(Code that draws figures)

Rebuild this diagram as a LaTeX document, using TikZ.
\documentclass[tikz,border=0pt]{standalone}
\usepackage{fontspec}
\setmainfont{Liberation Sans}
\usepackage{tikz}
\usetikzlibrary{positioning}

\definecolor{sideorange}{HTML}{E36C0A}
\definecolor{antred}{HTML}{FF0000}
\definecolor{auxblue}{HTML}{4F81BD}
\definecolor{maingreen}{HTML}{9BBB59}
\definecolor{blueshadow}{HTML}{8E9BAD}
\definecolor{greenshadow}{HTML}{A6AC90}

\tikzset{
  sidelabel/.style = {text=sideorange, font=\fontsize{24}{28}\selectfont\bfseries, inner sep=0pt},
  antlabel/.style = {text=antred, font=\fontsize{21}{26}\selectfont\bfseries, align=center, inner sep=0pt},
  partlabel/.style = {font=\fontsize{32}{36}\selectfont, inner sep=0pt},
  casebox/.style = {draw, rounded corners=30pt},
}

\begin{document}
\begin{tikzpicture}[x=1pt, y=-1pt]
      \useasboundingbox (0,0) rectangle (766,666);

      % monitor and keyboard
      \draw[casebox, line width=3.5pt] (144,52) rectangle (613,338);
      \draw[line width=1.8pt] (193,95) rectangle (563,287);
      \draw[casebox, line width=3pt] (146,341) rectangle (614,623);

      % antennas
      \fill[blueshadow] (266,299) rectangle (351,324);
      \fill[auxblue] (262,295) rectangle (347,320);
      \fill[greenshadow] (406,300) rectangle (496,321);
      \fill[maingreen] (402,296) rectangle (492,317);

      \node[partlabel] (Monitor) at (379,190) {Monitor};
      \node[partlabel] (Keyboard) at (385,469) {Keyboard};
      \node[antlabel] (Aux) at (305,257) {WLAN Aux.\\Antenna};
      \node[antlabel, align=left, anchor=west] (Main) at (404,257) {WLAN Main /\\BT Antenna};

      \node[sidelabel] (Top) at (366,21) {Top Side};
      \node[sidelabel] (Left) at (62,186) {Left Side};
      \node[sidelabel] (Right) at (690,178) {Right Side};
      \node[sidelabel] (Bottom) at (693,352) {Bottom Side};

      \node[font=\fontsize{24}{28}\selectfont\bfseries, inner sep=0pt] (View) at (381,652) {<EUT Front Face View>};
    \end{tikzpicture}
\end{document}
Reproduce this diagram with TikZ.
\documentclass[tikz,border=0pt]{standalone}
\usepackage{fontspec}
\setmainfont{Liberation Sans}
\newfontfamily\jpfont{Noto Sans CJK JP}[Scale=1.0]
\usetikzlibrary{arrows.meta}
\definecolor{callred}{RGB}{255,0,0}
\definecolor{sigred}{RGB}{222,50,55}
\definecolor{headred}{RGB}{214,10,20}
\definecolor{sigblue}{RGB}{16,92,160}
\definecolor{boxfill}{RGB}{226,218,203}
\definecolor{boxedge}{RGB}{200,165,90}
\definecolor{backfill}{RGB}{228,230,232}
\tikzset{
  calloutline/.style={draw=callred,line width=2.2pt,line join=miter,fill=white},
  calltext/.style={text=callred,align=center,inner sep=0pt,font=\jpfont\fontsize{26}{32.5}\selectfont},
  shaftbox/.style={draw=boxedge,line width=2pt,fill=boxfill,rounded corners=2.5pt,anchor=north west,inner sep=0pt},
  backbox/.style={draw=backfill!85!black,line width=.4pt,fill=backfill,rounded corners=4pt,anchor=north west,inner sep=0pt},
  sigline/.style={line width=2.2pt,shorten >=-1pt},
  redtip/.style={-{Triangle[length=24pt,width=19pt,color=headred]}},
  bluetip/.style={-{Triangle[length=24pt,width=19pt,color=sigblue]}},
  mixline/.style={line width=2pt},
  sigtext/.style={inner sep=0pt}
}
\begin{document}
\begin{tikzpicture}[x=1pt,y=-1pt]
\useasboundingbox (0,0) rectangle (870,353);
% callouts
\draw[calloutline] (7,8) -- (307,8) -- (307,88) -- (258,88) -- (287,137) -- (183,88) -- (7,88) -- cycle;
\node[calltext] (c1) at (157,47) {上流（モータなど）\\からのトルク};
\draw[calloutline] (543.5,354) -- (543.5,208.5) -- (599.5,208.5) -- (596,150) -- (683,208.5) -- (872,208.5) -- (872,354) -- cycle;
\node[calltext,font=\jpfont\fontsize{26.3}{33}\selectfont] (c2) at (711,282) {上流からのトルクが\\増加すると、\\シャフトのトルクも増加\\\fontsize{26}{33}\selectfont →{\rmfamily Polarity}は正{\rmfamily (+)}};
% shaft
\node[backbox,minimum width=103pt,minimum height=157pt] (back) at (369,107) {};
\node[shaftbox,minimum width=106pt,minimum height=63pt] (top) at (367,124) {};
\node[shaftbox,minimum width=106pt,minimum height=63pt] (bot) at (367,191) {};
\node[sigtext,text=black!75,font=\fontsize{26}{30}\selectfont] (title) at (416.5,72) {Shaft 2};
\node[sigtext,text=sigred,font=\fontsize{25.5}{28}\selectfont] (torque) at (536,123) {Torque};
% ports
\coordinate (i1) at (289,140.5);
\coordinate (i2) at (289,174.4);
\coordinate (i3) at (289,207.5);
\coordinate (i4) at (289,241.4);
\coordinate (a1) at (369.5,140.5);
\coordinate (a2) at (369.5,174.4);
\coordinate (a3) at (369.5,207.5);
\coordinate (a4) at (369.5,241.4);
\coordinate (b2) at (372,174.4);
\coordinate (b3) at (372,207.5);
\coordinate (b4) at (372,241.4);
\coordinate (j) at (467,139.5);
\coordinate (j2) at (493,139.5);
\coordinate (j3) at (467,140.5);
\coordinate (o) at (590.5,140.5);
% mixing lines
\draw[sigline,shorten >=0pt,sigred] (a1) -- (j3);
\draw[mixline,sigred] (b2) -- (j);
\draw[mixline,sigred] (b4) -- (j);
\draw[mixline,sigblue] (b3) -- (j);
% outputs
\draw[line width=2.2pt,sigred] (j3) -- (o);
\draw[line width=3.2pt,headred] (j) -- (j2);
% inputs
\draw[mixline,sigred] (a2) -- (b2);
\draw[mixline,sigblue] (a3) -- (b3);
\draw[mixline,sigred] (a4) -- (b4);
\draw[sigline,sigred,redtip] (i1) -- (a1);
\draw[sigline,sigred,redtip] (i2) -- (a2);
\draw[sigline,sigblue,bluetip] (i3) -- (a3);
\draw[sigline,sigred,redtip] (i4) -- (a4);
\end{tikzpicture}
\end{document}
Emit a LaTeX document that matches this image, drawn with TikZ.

■ Problem requirements
Please repeat the material above, word for word and in full.

■ Correct result
Rebuild this diagram as a LaTeX document, using TikZ.
\documentclass[tikz,border=0pt]{standalone}
\usepackage{fontspec}
\setmainfont{Liberation Sans}
\usepackage{tikz}
\usetikzlibrary{positioning}

\definecolor{sideorange}{HTML}{E36C0A}
\definecolor{antred}{HTML}{FF0000}
\definecolor{auxblue}{HTML}{4F81BD}
\definecolor{maingreen}{HTML}{9BBB59}
\definecolor{blueshadow}{HTML}{8E9BAD}
\definecolor{greenshadow}{HTML}{A6AC90}

\tikzset{
  sidelabel/.style = {text=sideorange, font=\fontsize{24}{28}\selectfont\bfseries, inner sep=0pt},
  antlabel/.style = {text=antred, font=\fontsize{21}{26}\selectfont\bfseries, align=center, inner sep=0pt},
  partlabel/.style = {font=\fontsize{32}{36}\selectfont, inner sep=0pt},
  casebox/.style = {draw, rounded corners=30pt},
}

\begin{document}
\begin{tikzpicture}[x=1pt, y=-1pt]
      \useasboundingbox (0,0) rectangle (766,666);

      % monitor and keyboard
      \draw[casebox, line width=3.5pt] (144,52) rectangle (613,338);
      \draw[line width=1.8pt] (193,95) rectangle (563,287);
      \draw[casebox, line width=3pt] (146,341) rectangle (614,623);

      % antennas
      \fill[blueshadow] (266,299) rectangle (351,324);
      \fill[auxblue] (262,295) rectangle (347,320);
      \fill[greenshadow] (406,300) rectangle (496,321);
      \fill[maingreen] (402,296) rectangle (492,317);

      \node[partlabel] (Monitor) at (379,190) {Monitor};
      \node[partlabel] (Keyboard) at (385,469) {Keyboard};
      \node[antlabel] (Aux) at (305,257) {WLAN Aux.\\Antenna};
      \node[antlabel, align=left, anchor=west] (Main) at (404,257) {WLAN Main /\\BT Antenna};

      \node[sidelabel] (Top) at (366,21) {Top Side};
      \node[sidelabel] (Left) at (62,186) {Left Side};
      \node[sidelabel] (Right) at (690,178) {Right Side};
      \node[sidelabel] (Bottom) at (693,352) {Bottom Side};

      \node[font=\fontsize{24}{28}\selectfont\bfseries, inner sep=0pt] (View) at (381,652) {<EUT Front Face View>};
    \end{tikzpicture}
\end{document}
Reproduce this diagram with TikZ.
\documentclass[tikz,border=0pt]{standalone}
\usepackage{fontspec}
\setmainfont{Liberation Sans}
\newfontfamily\jpfont{Noto Sans CJK JP}[Scale=1.0]
\usetikzlibrary{arrows.meta}
\definecolor{callred}{RGB}{255,0,0}
\definecolor{sigred}{RGB}{222,50,55}
\definecolor{headred}{RGB}{214,10,20}
\definecolor{sigblue}{RGB}{16,92,160}
\definecolor{boxfill}{RGB}{226,218,203}
\definecolor{boxedge}{RGB}{200,165,90}
\definecolor{backfill}{RGB}{228,230,232}
\tikzset{
  calloutline/.style={draw=callred,line width=2.2pt,line join=miter,fill=white},
  calltext/.style={text=callred,align=center,inner sep=0pt,font=\jpfont\fontsize{26}{32.5}\selectfont},
  shaftbox/.style={draw=boxedge,line width=2pt,fill=boxfill,rounded corners=2.5pt,anchor=north west,inner sep=0pt},
  backbox/.style={draw=backfill!85!black,line width=.4pt,fill=backfill,rounded corners=4pt,anchor=north west,inner sep=0pt},
  sigline/.style={line width=2.2pt,shorten >=-1pt},
  redtip/.style={-{Triangle[length=24pt,width=19pt,color=headred]}},
  bluetip/.style={-{Triangle[length=24pt,width=19pt,color=sigblue]}},
  mixline/.style={line width=2pt},
  sigtext/.style={inner sep=0pt}
}
\begin{document}
\begin{tikzpicture}[x=1pt,y=-1pt]
\useasboundingbox (0,0) rectangle (870,353);
% callouts
\draw[calloutline] (7,8) -- (307,8) -- (307,88) -- (258,88) -- (287,137) -- (183,88) -- (7,88) -- cycle;
\node[calltext] (c1) at (157,47) {上流（モータなど）\\からのトルク};
\draw[calloutline] (543.5,354) -- (543.5,208.5) -- (599.5,208.5) -- (596,150) -- (683,208.5) -- (872,208.5) -- (872,354) -- cycle;
\node[calltext,font=\jpfont\fontsize{26.3}{33}\selectfont] (c2) at (711,282) {上流からのトルクが\\増加すると、\\シャフトのトルクも増加\\\fontsize{26}{33}\selectfont →{\rmfamily Polarity}は正{\rmfamily (+)}};
% shaft
\node[backbox,minimum width=103pt,minimum height=157pt] (back) at (369,107) {};
\node[shaftbox,minimum width=106pt,minimum height=63pt] (top) at (367,124) {};
\node[shaftbox,minimum width=106pt,minimum height=63pt] (bot) at (367,191) {};
\node[sigtext,text=black!75,font=\fontsize{26}{30}\selectfont] (title) at (416.5,72) {Shaft 2};
\node[sigtext,text=sigred,font=\fontsize{25.5}{28}\selectfont] (torque) at (536,123) {Torque};
% ports
\coordinate (i1) at (289,140.5);
\coordinate (i2) at (289,174.4);
\coordinate (i3) at (289,207.5);
\coordinate (i4) at (289,241.4);
\coordinate (a1) at (369.5,140.5);
\coordinate (a2) at (369.5,174.4);
\coordinate (a3) at (369.5,207.5);
\coordinate (a4) at (369.5,241.4);
\coordinate (b2) at (372,174.4);
\coordinate (b3) at (372,207.5);
\coordinate (b4) at (372,241.4);
\coordinate (j) at (467,139.5);
\coordinate (j2) at (493,139.5);
\coordinate (j3) at (467,140.5);
\coordinate (o) at (590.5,140.5);
% mixing lines
\draw[sigline,shorten >=0pt,sigred] (a1) -- (j3);
\draw[mixline,sigred] (b2) -- (j);
\draw[mixline,sigred] (b4) -- (j);
\draw[mixline,sigblue] (b3) -- (j);
% outputs
\draw[line width=2.2pt,sigred] (j3) -- (o);
\draw[line width=3.2pt,headred] (j) -- (j2);
% inputs
\draw[mixline,sigred] (a2) -- (b2);
\draw[mixline,sigblue] (a3) -- (b3);
\draw[mixline,sigred] (a4) -- (b4);
\draw[sigline,sigred,redtip] (i1) -- (a1);
\draw[sigline,sigred,redtip] (i2) -- (a2);
\draw[sigline,sigblue,bluetip] (i3) -- (a3);
\draw[sigline,sigred,redtip] (i4) -- (a4);
\end{tikzpicture}
\end{document}
Emit a LaTeX document that matches this image, drawn with TikZ.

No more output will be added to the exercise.